Private Equity 'Best Thing to Ever Happen': Hilton CEO

Private equity might be dirty words on the presidential campaign trail but Blackstone Group buying Hilton "was the best thing to ever happen to us," CEO Christopher Nassetta told CNBC Thursday.

Bell at hotel reception
Bell at hotel reception

"Hilton was a good company that had the potential to be a great company" when Blackstone bought the company four years ago, he said.

"Blackstone unleashed the ability for us to do that by helping us by investing significantly in the business and being an incredible partner in setting the strategic direction of the business," Nassetta said.

Blackstone has invested about $6.5 billion, allowing the company to hire more than 70,000 people, make more deals, and open 170 hotels, or about 30,000 rooms, last year — something Hilton wouldn't have been able to do on its own, Nassetta said.

Both the transient and group businesses are up thanks to business travel, he said, and room rates have been slowly increasing.

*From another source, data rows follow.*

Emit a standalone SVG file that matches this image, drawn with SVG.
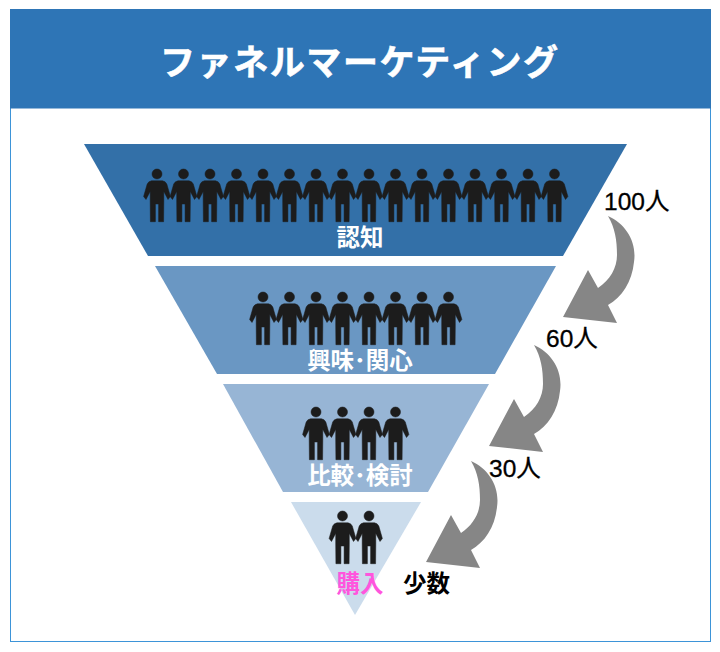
<svg xmlns="http://www.w3.org/2000/svg" width="720" height="652" viewBox="0 0 720 652">
<style>
.cjk{font-family:"Liberation Sans","Noto Sans CJK JP",sans-serif}
.lab{font-size:23.5px;font-weight:700;fill:#fff;text-anchor:middle;font-family:"Noto Sans CJK JP",sans-serif}
.cnt{font-size:24.5px;fill:#000;stroke:#000;stroke-width:0.3}
.arrow{fill:#868686}
</style>
<defs>
<g id="person" fill="#1c1c1c" stroke="#1c1c1c" stroke-width="0.5" stroke-linejoin="round">
<circle cx="0" cy="0" r="5"/>
<path d="M-5.500,6.800 H5.500 Q8.500,7.300 9.800,10 L13.400,22.500 L11,25.500 L6.800,17.500 V28 L6.600,47.700 H1.600 V30 H-1.600 V47.700 H-6.600 L-6.800,28 V17.500 L-11,25.500 L-13.400,22.500 L-9.800,10 Q-8.500,7.300 -5.500,6.800Z"/>
</g>
<path id="arr" d="M608,216 C626,224 637,242 634,262 C632,282 622,297 608,305 L617,323 L563,317 L588,270 L598,288 C610,280 617,268 617,255 C617,240 615,228 608,216Z"/>
</defs>
<g id="frame">
<rect x="10.500" y="9.500" width="700" height="632" fill="#fff" stroke="#3d94d8" stroke-width="1"/>
</g>
<g id="header">
<rect x="10" y="9" width="701" height="99.500" fill="#2e75b6"/>
<text x="359" y="75" text-anchor="middle" font-size="35" font-weight="700" fill="#fff" stroke="#fff" stroke-width="0.6" font-family="Noto Sans CJK JP,sans-serif" textLength="398" lengthAdjust="spacing">ファネルマーケティング</text>
</g>
<g id="node-awareness">
<polygon points="84,144 627,144 563,256 148,256" fill="#3370a8"/>
<use href="#person" x="157" y="174"/><use href="#person" x="183.500" y="174"/><use href="#person" x="210" y="174"/><use href="#person" x="236.500" y="174"/><use href="#person" x="263" y="174"/><use href="#person" x="289.500" y="174"/><use href="#person" x="316" y="174"/><use href="#person" x="342.500" y="174"/><use href="#person" x="369" y="174"/><use href="#person" x="395.500" y="174"/><use href="#person" x="422" y="174"/><use href="#person" x="448.500" y="174"/><use href="#person" x="475" y="174"/><use href="#person" x="501.500" y="174"/><use href="#person" x="528" y="174"/><use href="#person" x="554.500" y="174"/>
<text class="lab" x="360" y="246">認知</text>
</g>
<g id="node-interest">
<polygon points="155,266 556,266 495,374 217,374" fill="#6a97c3"/>
<use href="#person" x="263" y="297"/><use href="#person" x="289.500" y="297"/><use href="#person" x="316" y="297"/><use href="#person" x="342.500" y="297"/><use href="#person" x="369" y="297"/><use href="#person" x="395.500" y="297"/><use href="#person" x="422" y="297"/><use href="#person" x="448.500" y="297"/>
<text class="lab" x="360" y="369">興味･関心</text>
</g>
<g id="node-compare">
<polygon points="223,384 489,384 428,492 283,492" fill="#97b5d5"/>
<use href="#person" x="316" y="412"/><use href="#person" x="342.500" y="412"/><use href="#person" x="369" y="412"/><use href="#person" x="395.500" y="412"/>
<text class="lab" x="360" y="484">比較･検討</text>
</g>
<g id="node-purchase">
<polygon points="291,502 421,502 355,615" fill="#cbdcec"/>
<use href="#person" x="342.500" y="516"/><use href="#person" x="369" y="516"/>
<text class="lab" x="360" y="592" style="fill:#ff55dd">購入</text>
</g>
<g id="connectors">
<use href="#arr" class="arrow"/>
<use href="#arr" class="arrow" x="-74" y="129"/>
<use href="#arr" class="arrow" x="-137" y="245"/>
</g>
<g id="labels">
<text class="cjk cnt" x="604" y="210">100人</text>
<text class="cjk cnt" x="546" y="347">60人</text>
<text class="cjk cnt" x="489" y="477">30人</text>
<text class="cjk" x="403" y="592" font-size="23.5" font-weight="700" fill="#000">少数</text>
</g>
</svg>
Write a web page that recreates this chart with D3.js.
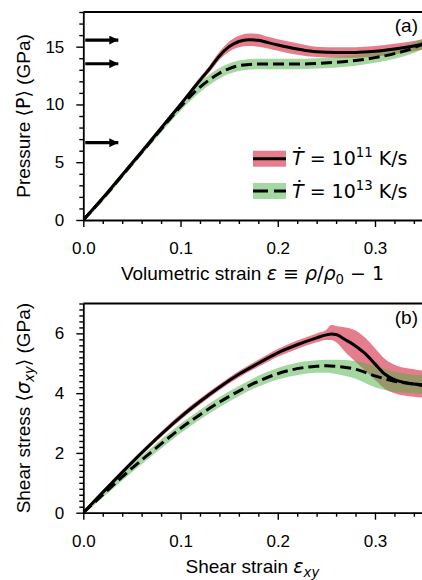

"We're not pulling in our horns at all in terms of our growth as a business," said Nassetta. The growth is largely driven by working with third-party owners "that are investing their capital either in a management or franchise context," he said.

Marriott International is also expecting good things in 2012, said CEO-Elect Arne Sorenson, who becomes chief executive in March.

Business and leisure travel are back in reasonably strong numbers, he said. "We see more optimism in the newspapers, which can’t help but help the demand side of the equation. So we feel really quite good about 2012," he said.

Marriott is expanding its boutique hotel venture with boutique hotel operator Ian Schrager Co. to take advantage of growing demand for luxury hotels.

"We've been watching this space for 20 years" wondering whether it was "a big enough place for a company like Marriott to play," before deciding to partner with Schrager's company, Sorenson said.

The deal has worked out on both sides, with Schrager being able to take advantage of Marriott's global reach, and Marriott using the cache of working with Schrager.

Sorenson called Schrager's boutique hotels "a place where customers want to experience something different and a different ethos."

Update: In an earlier version the Hilton executive's last name was spelled incorrectly.